No. 2: Isaac Okoro has to play less
Isaac Okoro has had the starting spot gift-wrapped that Dean Wade has never been able to retain. That’s not to suggest that Okoro hasn’t worked hard, or that he isn’t a good player. It does mean to communicate that from the moment Okoro was drafted, the Cavs have handed him the starting small forward position and asked him to rise to the occasion.
Okoro has played 210 games for the Cavaliers and started 174 of them, including all 128 games in his first two seasons. It took until the playoffs last season for the Cavs to seriously limit his role, on account of his poor shooting. Okoro is an extremely low-volume shooter who only takes wide-open attempts; 2.1 of his 2.3 3-pointers last season were classified as “wide open” by the NBA, a whopping 91 percent. The fact that he only hit 36.3 percent of his triples is an indictment on his shooting ability.
The defense is certainly there for Okoro, but primarily as a backcourt defender. He can hound opposing guards, is slippery over screens and has quick hands to poke the ball away. He’s only 6’5″ though, without a super-plus wingspan; he’s alright defending most small forwards, but it’s not his speciality, and against larger forwards he is toast.

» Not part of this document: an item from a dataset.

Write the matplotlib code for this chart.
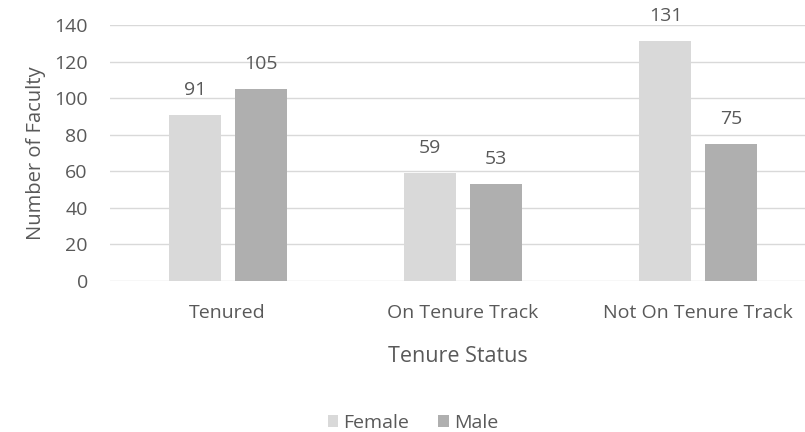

The Cavs need to give up on shoehorning Okoro into the small forward position, instead slotting him in as a lockdown defender at the 2 who can play alongside a smaller guard and take on the more challenging defensive assignment. Perhaps his shot eventually comes around, perhaps not, but he needs to slip under 20 minutes per game and be a rotational option, not a rotation lock.